## What you are asked to do
Your task is to output the listing word for word, with pictures excluded.
═════ Available data
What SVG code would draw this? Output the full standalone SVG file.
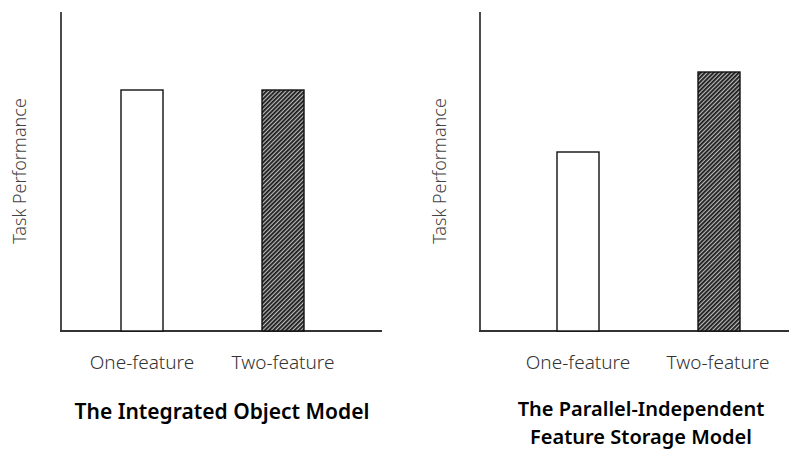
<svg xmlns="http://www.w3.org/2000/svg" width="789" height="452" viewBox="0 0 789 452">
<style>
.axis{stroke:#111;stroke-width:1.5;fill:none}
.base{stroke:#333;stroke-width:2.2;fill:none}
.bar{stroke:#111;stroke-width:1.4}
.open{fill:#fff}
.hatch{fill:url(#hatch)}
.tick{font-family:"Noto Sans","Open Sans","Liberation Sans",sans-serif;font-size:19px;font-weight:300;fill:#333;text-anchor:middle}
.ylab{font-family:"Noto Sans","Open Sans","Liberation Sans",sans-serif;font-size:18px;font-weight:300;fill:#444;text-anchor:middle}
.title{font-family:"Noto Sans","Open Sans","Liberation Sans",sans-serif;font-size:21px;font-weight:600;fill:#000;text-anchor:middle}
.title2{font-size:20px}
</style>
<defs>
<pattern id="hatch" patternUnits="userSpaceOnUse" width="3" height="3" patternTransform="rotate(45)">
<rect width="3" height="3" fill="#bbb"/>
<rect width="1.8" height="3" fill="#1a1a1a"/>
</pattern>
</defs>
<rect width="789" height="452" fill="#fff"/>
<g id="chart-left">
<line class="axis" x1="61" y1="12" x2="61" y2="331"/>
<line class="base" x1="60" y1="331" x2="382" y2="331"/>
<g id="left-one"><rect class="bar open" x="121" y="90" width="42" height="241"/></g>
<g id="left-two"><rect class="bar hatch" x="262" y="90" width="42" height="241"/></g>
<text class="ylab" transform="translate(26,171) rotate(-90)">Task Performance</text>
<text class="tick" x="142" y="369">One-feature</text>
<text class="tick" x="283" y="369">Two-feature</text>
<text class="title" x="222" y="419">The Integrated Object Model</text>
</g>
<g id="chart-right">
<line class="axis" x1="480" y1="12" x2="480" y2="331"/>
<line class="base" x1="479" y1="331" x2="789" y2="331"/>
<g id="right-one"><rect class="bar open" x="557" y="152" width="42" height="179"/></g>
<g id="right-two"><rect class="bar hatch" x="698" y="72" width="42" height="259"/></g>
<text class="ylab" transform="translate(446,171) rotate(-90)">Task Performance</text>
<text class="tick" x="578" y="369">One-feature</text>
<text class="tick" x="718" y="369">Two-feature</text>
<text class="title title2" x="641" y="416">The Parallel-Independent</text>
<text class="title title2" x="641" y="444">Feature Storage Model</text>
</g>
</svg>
══════════
## Response to the exercise
What SVG code would draw this? Output the full standalone SVG file.
<svg xmlns="http://www.w3.org/2000/svg" width="789" height="452" viewBox="0 0 789 452">
<style>
.axis{stroke:#111;stroke-width:1.5;fill:none}
.base{stroke:#333;stroke-width:2.2;fill:none}
.bar{stroke:#111;stroke-width:1.4}
.open{fill:#fff}
.hatch{fill:url(#hatch)}
.tick{font-family:"Noto Sans","Open Sans","Liberation Sans",sans-serif;font-size:19px;font-weight:300;fill:#333;text-anchor:middle}
.ylab{font-family:"Noto Sans","Open Sans","Liberation Sans",sans-serif;font-size:18px;font-weight:300;fill:#444;text-anchor:middle}
.title{font-family:"Noto Sans","Open Sans","Liberation Sans",sans-serif;font-size:21px;font-weight:600;fill:#000;text-anchor:middle}
.title2{font-size:20px}
</style>
<defs>
<pattern id="hatch" patternUnits="userSpaceOnUse" width="3" height="3" patternTransform="rotate(45)">
<rect width="3" height="3" fill="#bbb"/>
<rect width="1.8" height="3" fill="#1a1a1a"/>
</pattern>
</defs>
<rect width="789" height="452" fill="#fff"/>
<g id="chart-left">
<line class="axis" x1="61" y1="12" x2="61" y2="331"/>
<line class="base" x1="60" y1="331" x2="382" y2="331"/>
<g id="left-one"><rect class="bar open" x="121" y="90" width="42" height="241"/></g>
<g id="left-two"><rect class="bar hatch" x="262" y="90" width="42" height="241"/></g>
<text class="ylab" transform="translate(26,171) rotate(-90)">Task Performance</text>
<text class="tick" x="142" y="369">One-feature</text>
<text class="tick" x="283" y="369">Two-feature</text>
<text class="title" x="222" y="419">The Integrated Object Model</text>
</g>
<g id="chart-right">
<line class="axis" x1="480" y1="12" x2="480" y2="331"/>
<line class="base" x1="479" y1="331" x2="789" y2="331"/>
<g id="right-one"><rect class="bar open" x="557" y="152" width="42" height="179"/></g>
<g id="right-two"><rect class="bar hatch" x="698" y="72" width="42" height="259"/></g>
<text class="ylab" transform="translate(446,171) rotate(-90)">Task Performance</text>
<text class="tick" x="578" y="369">One-feature</text>
<text class="tick" x="718" y="369">Two-feature</text>
<text class="title title2" x="641" y="416">The Parallel-Independent</text>
<text class="title title2" x="641" y="444">Feature Storage Model</text>
</g>
</svg>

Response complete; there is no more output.